Anyway, that's just a side point, not the main objection I have. The main objection is, rather obviously, that from "there must be a most-fundamental cause for everything to exist as it does" to "that something is (some kind of) God".

It's that jump in logic that I categorically do not accept, and it genuinely baffles my mind why he does.

Even if there is some "most-fundamental cause" that allows everything to exist as it is, there is no reason or justification to apply the label of "God" to it. That's because that name (with or without a capital G) carries a huge amount of assumptions and baggage with it, and labeling something unknown with it automatically applies all those assumptions and baggage to that unknown.

This "most fundamental cause", if one exists, could well be just a completely mindless natural phenomenon, just like electric charge or gravity.

In other words, it's disingenuous to apply the label of "God" to such an unknown. It is pretty much a perfect example of an argumentum ad ignorantiam (or, perhaps a bit more precisely, "assigning characteristics to an unknown (in a completely unjustified manner)".)

Outright becoming a theist, or even just a deist, because of this is irrational. Starting to believe in some kind of "higher power" that some religions (like Christianity) get at least half-right (as he states in the video), is completely unjustified. It's just not rational nor reasonable. You are assigning theistic characteristics to something we know nothing about.
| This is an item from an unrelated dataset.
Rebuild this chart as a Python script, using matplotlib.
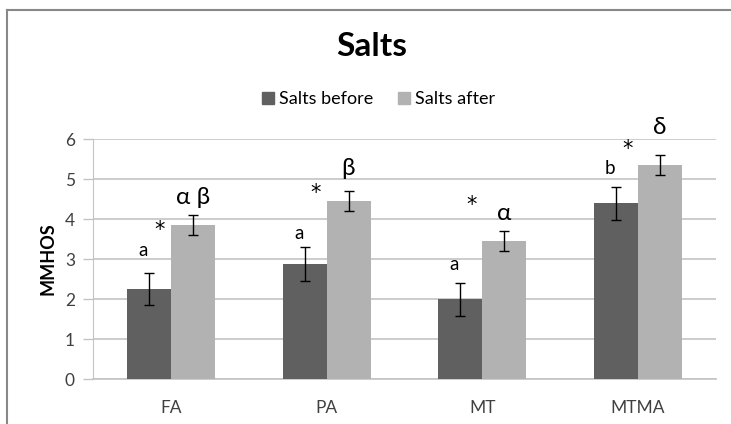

And that's assuming that this "most fundamental cause" even exists in the first place, which in itself is not a self-evident fact.

I genuinely have a hard time understanding how a skeptic of the caliber of Alex O'Connor cannot comprehend this.

(I really have to wonder if the King of Sophistry himself, ie. William Lane Craig, somehow managed to mess up his thinking. Advanced sophistry can be a powerful tool against the unwary.)